I’m not sure where my need to say yes comes from…..it could be that all British politeness of not wanting to offend anyone or just that I like to please others but I know it’s in there. For years all you had to do was ask for a favour, ask me to help with something and I’d be there. Even if that put me in a right spot or left me with no time for something I really wanted or needed to do, I would still get this overwhelming need to say yes. And I know I’m not the only one. So many of us seem to be hard-wired to say yes in even the most impossible circumstances.
But constantly saying yes isn’t all that helpful………we end up stressed out with a to do list we physically can’t get through, with conflicting priorities and a total lack of focus because we don’t know which way to turn. And those feelings of inadequacy that we all experience from time to time can be massively added to. Not to mention the fact that sometimes by saying yes we create the overwhelming circumstances where we’re unable to do the thing we’ve said yes to letting the other person down. It’s just not good!
What would happen if you used the forbidden word ‘no’ sometimes? And more importantly, what would you do with the precious time you’d free up by saying no?
There’s no need to be nasty about it!
Of course I’m not suggesting that you go around rudely shouting no in everyone’s face! That would be, well quite frankly, just rude. But I am suggesting that a no response, said in a very polite and friendly manner is completely and totally acceptable. Really!
Ditch the guilt
Think about it, if you asked someone to do something for you and they very politely explained that they were unable to do it at this time, would you feel mortally offended? Would you never speak to them again or find ways of punishing them for the rest of their life? Of course not (well, at least I hope not!) and that’s how others will feel when you say no. There may be a momentary feeling of disappointment that they haven’t been able to offload the thing they were asking, but, of course that will be swiftly followed by a recognition that it’s their thing and they need to find another way to sort it.
What would you gain?
If you prioritised your yes’s and learnt to say polite no’s, what would you gain? A bit of extra time to spend with your loved ones; more focus to get stuff done; less distractions; more productivity; less feelings of inadequacy; less conflict and more peace in your life and that feeling of accomplishment when you end your day with a completed to do list. But you’d also gain something you may not be expecting. You see when you do say yes because it fits in with your priorities and you have the capacity, you are able to give it and the person who’s asking the right level of focus. And that’s going to make you both feel good!
Yes or No?
It’s always tricky to do something new so here’s a few things to think about as you contemplate using the big no!

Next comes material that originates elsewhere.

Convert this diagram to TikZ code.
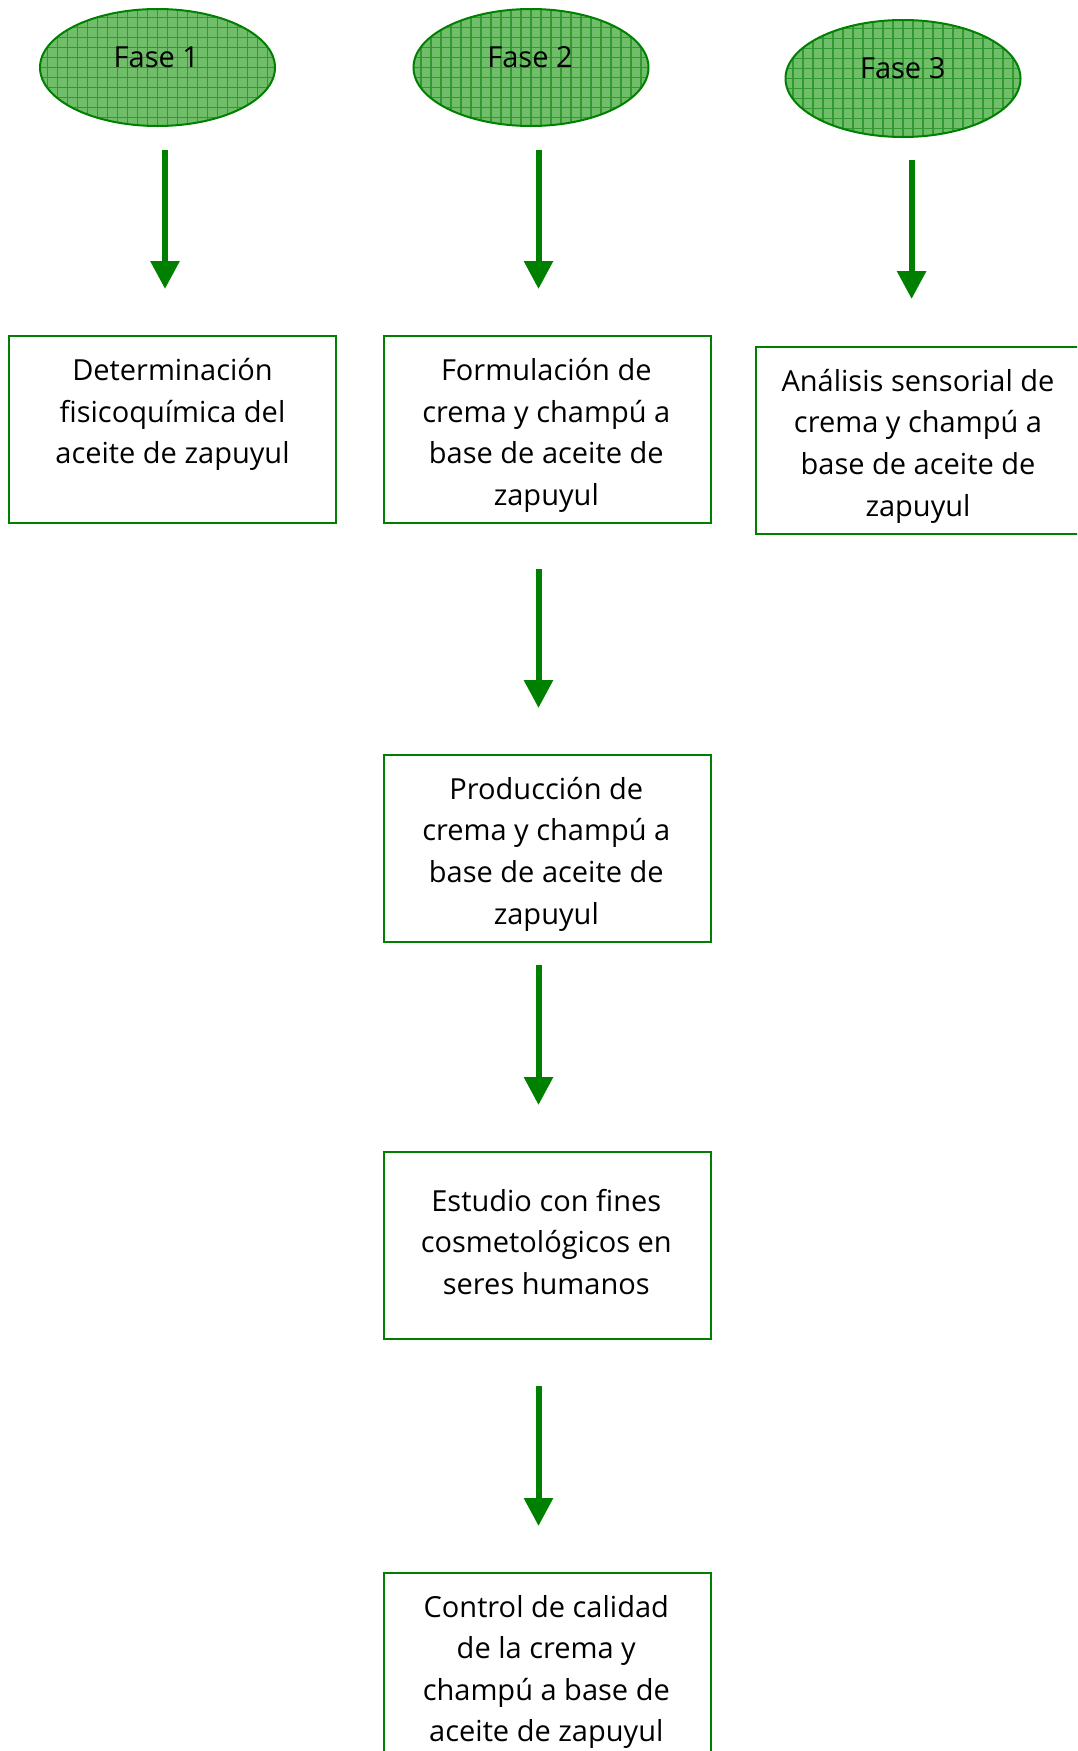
\documentclass[tikz,border=0pt]{standalone}
\usepackage{fontspec}
\setmainfont{Open Sans}
\usetikzlibrary{arrows.meta,shapes.geometric}
\definecolor{lineg}{RGB}{0,128,0}
\definecolor{fillg}{RGB}{112,190,106}
\definecolor{gridg}{RGB}{50,152,50}
\tikzset{
  boxst/.style={draw=lineg, line width=2pt, minimum width=327pt, minimum height=187pt, inner sep=0pt},
  txtst/.style={align=center, font=\fontsize{29}{41.6}\selectfont, inner sep=0pt, text=black},
  phase/.style={ellipse, draw=lineg, line width=2pt, fill=fillg, minimum width=235pt, minimum height=117pt, inner sep=0pt,
    path picture={\draw[gridg, line width=1.1pt] (path picture bounding box.south west) grid[step=10pt] (path picture bounding box.north east);}},
  flowarrow/.style={draw=lineg, line width=6pt, -{Triangle[width=28pt,length=28pt]}}
}
\begin{document}
\begin{tikzpicture}[x=1pt,y=-1pt]
\useasboundingbox (0,0) rectangle (1077,1751);
\clip (0,0) rectangle (1077,1751);
% phases
\node[phase] (e1) at (157.5,67.5) {};
\node[phase] (e2) at (531,67.5) {};
\node[phase] (e3) at (903,78.5) {};
\node[txtst] (f1) at (156.4,57) {Fase 1};
\node[txtst] (f2) at (530,57) {Fase 2};
\node[txtst] (f3) at (902.7,68) {Fase 3};
% boxes
\node[boxst] (b1) at (172.5,429.5) {};
\node[boxst] (b2) at (547,429.5) {};
\node[boxst] (b3) at (919,440.5) {};
\node[boxst] (b4) at (547,848.5) {};
\node[boxst] (b5) at (547,1245) {};
\node[boxst] (b6) at (547,1666.5) {};
\node[txtst] (t1) at (172.5,414.5) {Determinación\\fisicoquímica del\\aceite de zapuyul};
\node[txtst] (t2) at (546.3,435.5) {Formulación de\\crema y champú a\\base de aceite de\\zapuyul};
\node[txtst] (t3) at (918,446) {Análisis sensorial de\\crema y champú a\\base de aceite de\\zapuyul};
\node[txtst] (t4) at (546.3,854) {Producción de\\crema y champú a\\base de aceite de\\zapuyul};
\node[txtst] (t5) at (546.3,1242) {Estudio con fines\\cosmetológicos en\\seres humanos};
\node[txtst] (t6) at (546.3,1672) {Control de calidad\\de la crema y\\champú a base de\\aceite de zapuyul};
% arrow ends
\coordinate (a1s) at (165,150);   \coordinate (a1e) at (165,289);
\coordinate (a2s) at (538.5,150); \coordinate (a2e) at (538.5,289);
\coordinate (a3s) at (911.6,160); \coordinate (a3e) at (911.6,299);
\coordinate (a4s) at (538.5,569); \coordinate (a4e) at (538.5,708);
\coordinate (a5s) at (538.5,965); \coordinate (a5e) at (538.5,1105);
\coordinate (a6s) at (538.5,1386); \coordinate (a6e) at (538.5,1526);
\draw[flowarrow] (a1s) -- (a1e);
\draw[flowarrow] (a2s) -- (a2e);
\draw[flowarrow] (a3s) -- (a3e);
\draw[flowarrow] (a4s) -- (a4e);
\draw[flowarrow] (a5s) -- (a5e);
\draw[flowarrow] (a6s) -- (a6e);
\end{tikzpicture}
\end{document}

- Are you able to say no? If it’s your boss asking, or your bosses boss or something for your kids then it may not be appropriate to decline
- Is it something you’re actually capable of doing?
- Do you physically have the time?
- What will you have to move or sacrifice if you say yes and is it worth it?
- Does it fit in with your current priorities and goals?
- What will you get out of saying yes?
Don’t overcomplicate it, I’m a huge fan of the no-brainer scenario so if it’s a definite yes or a definite no don’t sweat it, just go with it. Bit if it’s not, then don’t reach straight for yes, take a moment to work out what answer actually works for you.